Encerrado en una oficina, un compañero me criticaba sutilmente por no usar traje: “recuerda que el código de vestimenta dice que debemos vestir estilo ejecutivo”. A lo cual replique con una sonrisa: “cuando me paguen como a un ejecutivo, usaré traje”. La costumbre era ir a la oficina vestidos con camisa, corbata y zapatos porque así parecíamos profesionales. Si nos veíamos como ejecutivos, sospecho que tramaban, trabajaríamos de manera profesional; dicho sea de paso, les salía mal el plan la mayoría de las veces. Las labores de oficina, así como las de una cocina, un precinto, un monasterio, un juzgado o un restaurante se distinguen tanto una de otra que por eso necesitan uniformes peculiares y útiles para sus actividades. Pero si seguimos la lógica de la vestimenta, los oficinistas son iguales a los políticos. No detallaré la semejanza por miedo y principalmente por pudor.
A diferencia de los otros uniformados, los oficinistas no tienen referentes entre los imperios antiguos. No me imagino a un pretor romano visitando los pequeños bloques donde se encontraban sus subordinados. La costumbre de trabajar en una oficina es reciente. Su actividad, como tanto le gusta recalcar a los jefes directos, jefes de área, subdirectores, directores y CEOS, no es esencial (aunque a muchos oficinistas les haya tocado laborar en épocas de pandemia); cualquier oficinista, constantemente escuché decir a los superiores, es reemplazable, como un engrane. Se trabaja en espacios reducidos, divididos por frágiles cubículos, para una mejor producción o una mayor eficiencia. Las áreas para la venta, producción y distribución de algún producto, por ejemplo llantas, deben estar cerca unas de otras. Algunas empresas buscan tal eficiencia, que pagan poco por una labor riesgosa (costumbre que sí tiene su semejanza con grandes imperios de la antigüedad). Las camisas y corbatas reflejan el ansia de obtener la mayor ganancia con el menor costo posible.

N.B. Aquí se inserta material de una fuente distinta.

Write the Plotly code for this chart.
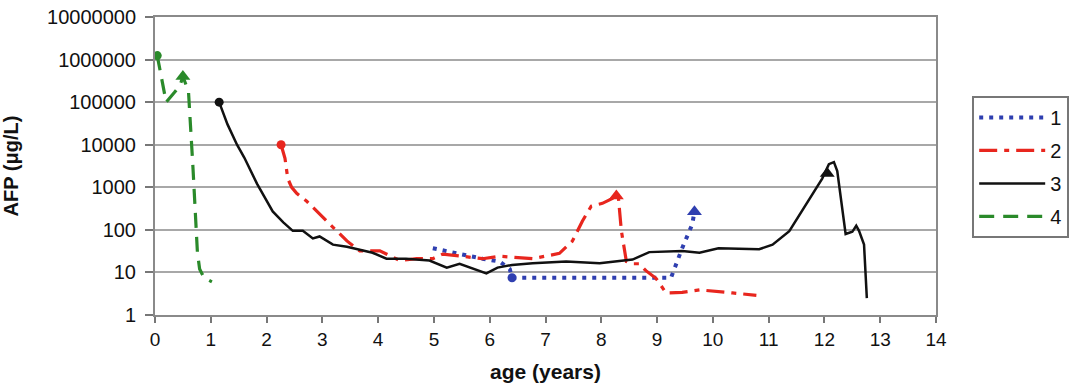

Pero el código de vestimenta no sólo busca darles sentido de permanencia a los oficinistas, también busca estimularlos. Si es cierto lo que decía mi compañero, se intenta imitar a los grandes ejecutivos en la creencia de que una oficina se premia el mérito. El trabajador mira con fijeza su computadora, se pone a trabajar con celo, atiende solícitamente a lo que le dicen todos sus jefes en cadena y, como aficionado a creer que la fortuna no es caprichosa, considera que este año es el bueno, que ahora sí será promocionado para un ascenso. Los ascensos sí existen, por supuesto, pero no dependen enteramente de las capacidades laborales. Los méritos familiares, amistosos y de adulación son más importantes. Los abogados y políticos se ven muy decentes en traje.